▶ _Goal_
Below this line is a listing that includes pictures. Copy exactly, and only, the lines from the one containing "Emit a Python" through the one containing "import pandas as pd"; the pictures do not go in the copy.

▶ _Stored records_

◇ ◇ ◇

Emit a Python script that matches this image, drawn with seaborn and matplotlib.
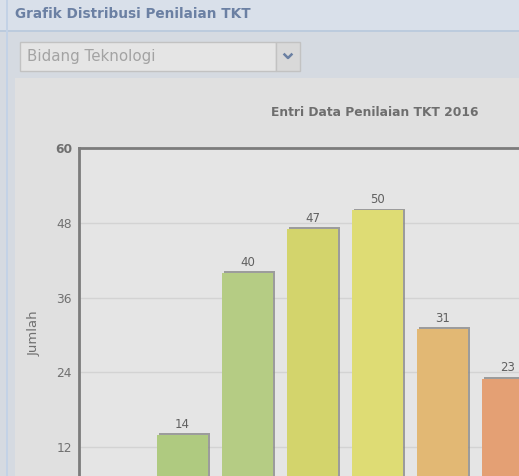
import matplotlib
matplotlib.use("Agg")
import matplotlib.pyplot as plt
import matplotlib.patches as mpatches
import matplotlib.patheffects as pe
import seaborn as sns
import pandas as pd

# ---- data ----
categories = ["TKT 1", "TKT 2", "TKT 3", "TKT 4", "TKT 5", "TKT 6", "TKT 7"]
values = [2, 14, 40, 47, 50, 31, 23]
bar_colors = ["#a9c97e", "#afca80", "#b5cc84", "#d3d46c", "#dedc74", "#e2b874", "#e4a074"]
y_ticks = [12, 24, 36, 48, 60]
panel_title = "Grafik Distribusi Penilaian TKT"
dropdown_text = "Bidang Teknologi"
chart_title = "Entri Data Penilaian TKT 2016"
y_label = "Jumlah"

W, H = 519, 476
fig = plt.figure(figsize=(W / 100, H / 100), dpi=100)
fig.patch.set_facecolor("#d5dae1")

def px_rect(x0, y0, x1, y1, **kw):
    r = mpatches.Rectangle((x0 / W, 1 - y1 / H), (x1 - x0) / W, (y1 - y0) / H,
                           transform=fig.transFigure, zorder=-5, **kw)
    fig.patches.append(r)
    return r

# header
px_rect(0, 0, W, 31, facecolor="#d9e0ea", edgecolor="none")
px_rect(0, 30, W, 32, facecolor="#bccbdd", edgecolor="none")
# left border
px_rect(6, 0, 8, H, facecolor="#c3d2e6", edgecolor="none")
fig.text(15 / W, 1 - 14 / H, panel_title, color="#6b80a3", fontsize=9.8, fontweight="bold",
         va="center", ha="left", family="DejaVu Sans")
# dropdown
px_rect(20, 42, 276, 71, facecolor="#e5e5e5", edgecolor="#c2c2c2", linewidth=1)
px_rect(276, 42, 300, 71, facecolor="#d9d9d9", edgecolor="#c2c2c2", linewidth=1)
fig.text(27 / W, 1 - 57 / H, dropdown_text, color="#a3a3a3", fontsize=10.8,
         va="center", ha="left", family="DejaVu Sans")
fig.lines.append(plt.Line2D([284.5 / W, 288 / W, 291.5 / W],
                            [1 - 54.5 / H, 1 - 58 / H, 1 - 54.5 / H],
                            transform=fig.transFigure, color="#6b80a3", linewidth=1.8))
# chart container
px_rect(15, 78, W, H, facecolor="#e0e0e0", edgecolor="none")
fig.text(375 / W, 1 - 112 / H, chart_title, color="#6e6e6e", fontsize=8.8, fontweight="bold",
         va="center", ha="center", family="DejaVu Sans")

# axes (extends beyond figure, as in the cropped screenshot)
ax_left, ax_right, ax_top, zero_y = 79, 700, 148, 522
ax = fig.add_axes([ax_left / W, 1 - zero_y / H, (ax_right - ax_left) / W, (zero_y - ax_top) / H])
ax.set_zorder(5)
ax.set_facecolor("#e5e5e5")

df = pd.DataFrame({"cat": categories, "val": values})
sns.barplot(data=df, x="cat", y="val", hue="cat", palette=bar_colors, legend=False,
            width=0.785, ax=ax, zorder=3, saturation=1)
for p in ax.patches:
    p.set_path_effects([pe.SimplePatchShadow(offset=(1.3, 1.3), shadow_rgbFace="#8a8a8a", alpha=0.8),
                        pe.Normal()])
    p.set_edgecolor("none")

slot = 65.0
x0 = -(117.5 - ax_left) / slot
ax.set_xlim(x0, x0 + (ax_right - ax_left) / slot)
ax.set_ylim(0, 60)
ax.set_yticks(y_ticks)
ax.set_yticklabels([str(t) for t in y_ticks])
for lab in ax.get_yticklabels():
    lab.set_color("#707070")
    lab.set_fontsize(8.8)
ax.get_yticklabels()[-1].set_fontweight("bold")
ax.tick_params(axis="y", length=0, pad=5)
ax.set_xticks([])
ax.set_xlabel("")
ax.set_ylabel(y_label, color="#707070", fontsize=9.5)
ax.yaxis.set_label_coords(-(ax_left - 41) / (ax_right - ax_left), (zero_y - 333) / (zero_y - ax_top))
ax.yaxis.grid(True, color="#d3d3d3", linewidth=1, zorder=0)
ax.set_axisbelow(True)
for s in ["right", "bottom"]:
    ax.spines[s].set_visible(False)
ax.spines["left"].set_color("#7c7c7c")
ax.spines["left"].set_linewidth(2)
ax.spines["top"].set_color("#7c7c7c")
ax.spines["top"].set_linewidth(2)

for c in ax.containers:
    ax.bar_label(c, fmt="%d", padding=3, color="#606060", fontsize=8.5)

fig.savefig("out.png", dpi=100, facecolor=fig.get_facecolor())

◇ ◇ ◇

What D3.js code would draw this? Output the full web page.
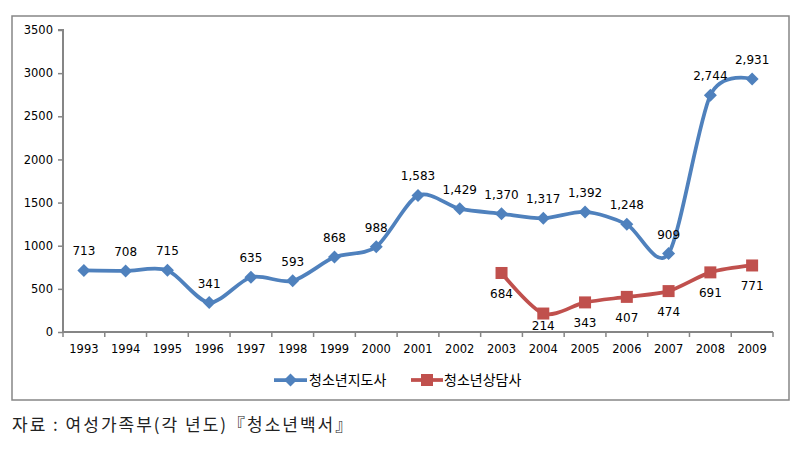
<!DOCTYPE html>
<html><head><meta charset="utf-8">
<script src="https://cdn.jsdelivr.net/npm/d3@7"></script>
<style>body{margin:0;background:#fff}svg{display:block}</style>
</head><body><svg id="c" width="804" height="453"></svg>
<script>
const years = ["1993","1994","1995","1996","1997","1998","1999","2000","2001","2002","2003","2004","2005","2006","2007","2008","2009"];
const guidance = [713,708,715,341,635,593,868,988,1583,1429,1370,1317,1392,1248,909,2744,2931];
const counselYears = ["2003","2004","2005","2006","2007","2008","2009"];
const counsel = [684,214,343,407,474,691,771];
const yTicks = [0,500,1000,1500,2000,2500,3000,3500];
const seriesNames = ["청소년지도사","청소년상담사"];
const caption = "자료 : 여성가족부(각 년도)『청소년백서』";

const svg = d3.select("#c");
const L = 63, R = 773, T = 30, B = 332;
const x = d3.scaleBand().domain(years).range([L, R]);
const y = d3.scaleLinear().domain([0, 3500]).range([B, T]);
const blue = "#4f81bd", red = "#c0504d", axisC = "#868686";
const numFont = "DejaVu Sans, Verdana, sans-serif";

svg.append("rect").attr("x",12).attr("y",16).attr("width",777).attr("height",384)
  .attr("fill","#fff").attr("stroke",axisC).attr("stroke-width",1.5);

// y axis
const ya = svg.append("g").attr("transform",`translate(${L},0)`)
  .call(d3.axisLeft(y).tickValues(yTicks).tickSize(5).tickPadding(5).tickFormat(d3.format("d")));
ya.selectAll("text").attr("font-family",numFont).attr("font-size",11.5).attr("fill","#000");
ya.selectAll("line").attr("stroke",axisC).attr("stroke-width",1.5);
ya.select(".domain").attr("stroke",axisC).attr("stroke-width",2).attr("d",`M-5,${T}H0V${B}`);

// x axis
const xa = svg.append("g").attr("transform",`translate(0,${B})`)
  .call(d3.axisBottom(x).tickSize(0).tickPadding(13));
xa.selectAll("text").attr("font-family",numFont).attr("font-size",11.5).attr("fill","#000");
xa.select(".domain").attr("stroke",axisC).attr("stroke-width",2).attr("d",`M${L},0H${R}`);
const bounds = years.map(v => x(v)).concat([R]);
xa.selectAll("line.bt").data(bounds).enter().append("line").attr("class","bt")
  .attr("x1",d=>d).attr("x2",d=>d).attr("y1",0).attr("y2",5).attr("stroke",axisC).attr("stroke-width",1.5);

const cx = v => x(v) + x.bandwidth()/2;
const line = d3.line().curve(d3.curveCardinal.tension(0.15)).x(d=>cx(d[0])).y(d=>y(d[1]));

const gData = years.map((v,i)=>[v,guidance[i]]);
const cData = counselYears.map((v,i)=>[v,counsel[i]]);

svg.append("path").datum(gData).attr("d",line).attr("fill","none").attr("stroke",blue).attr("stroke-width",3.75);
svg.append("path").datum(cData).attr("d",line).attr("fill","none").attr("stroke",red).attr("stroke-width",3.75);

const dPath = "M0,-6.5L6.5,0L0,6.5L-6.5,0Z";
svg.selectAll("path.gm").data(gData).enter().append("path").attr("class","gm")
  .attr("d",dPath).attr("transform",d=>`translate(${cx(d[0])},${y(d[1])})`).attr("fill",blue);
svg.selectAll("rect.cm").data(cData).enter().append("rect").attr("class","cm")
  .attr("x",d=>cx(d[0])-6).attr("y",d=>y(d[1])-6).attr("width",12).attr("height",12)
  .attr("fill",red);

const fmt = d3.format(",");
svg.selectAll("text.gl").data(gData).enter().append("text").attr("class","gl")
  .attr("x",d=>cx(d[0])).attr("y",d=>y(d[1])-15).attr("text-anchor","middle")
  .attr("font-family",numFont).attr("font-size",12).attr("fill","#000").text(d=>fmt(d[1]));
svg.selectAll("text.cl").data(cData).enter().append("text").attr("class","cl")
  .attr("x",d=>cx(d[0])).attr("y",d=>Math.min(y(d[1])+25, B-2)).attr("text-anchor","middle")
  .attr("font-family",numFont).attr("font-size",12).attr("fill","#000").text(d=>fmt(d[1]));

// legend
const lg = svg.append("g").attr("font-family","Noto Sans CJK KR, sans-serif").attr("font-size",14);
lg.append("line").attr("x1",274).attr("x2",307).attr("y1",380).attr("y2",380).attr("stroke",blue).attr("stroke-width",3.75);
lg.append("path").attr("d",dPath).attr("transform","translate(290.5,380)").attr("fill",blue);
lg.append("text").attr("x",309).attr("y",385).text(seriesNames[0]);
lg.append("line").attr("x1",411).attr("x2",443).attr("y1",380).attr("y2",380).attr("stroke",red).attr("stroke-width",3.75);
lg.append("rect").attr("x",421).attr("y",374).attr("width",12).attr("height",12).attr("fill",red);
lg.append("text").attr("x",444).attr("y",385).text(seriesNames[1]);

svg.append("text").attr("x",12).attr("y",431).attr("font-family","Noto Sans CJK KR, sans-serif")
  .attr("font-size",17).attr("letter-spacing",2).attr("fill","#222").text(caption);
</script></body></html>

◇ ◇ ◇

▶ _Solution to this problem_
Emit a Python script that matches this image, drawn with seaborn and matplotlib.
import matplotlib
matplotlib.use("Agg")
import matplotlib.pyplot as plt
import matplotlib.patches as mpatches
import matplotlib.patheffects as pe
import seaborn as sns
import pandas as pd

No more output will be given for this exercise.